Nonequilibrium poroelectroelastic theory for polymer electrolytes under conditions of water electrolysis

Abstract

The paper deals with the nonequilibrium poroelectroelastic theory (PEET) for polymer electrolytes (PE) under the conditions of water electrolysis with a view of further use in the theoretical description of mass transfer processes in layers of a membrane–electrode assembly. Moreover, this paper presents a review and analysis of the models of electrochemical and mass-transfer processes in electrolyzers, and analyzes problems associated with their physicochemical description. The authors came to the conclusion that it was necessary to use models of water sorption and PE swelling.
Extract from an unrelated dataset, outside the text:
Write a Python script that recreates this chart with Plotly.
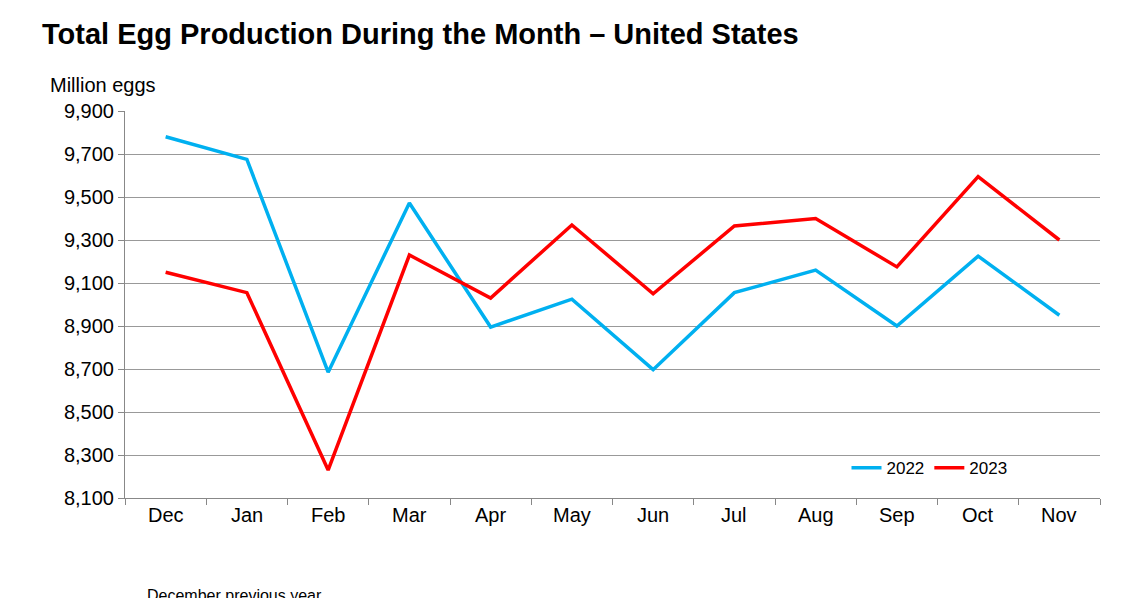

It was further concluded that the existing PEET may be most suitable to be modified for use under nonequilibrium conditions during electrolysis. The fundamental equation for pressure balance of the classical equilibrium PEET for PE was considered. A modification of the PEET was carried out in order to use it under nonequilibrium conditions of water electrolysis for the purpose of further modeling of mass transfer processes. Based on experimental data available in open sources, the authors studied properties and features of the elastic forces in PEs, and then refined the dependencies of the elastic forces in PE on swelling and temperature. Taking into account the existing experimental data on the permeability of gases in a PE and the swelling property of a PE when in a contact with liquid water, parameters of the nonequilibrium PEET were obtained for the conditions of water electrolysis.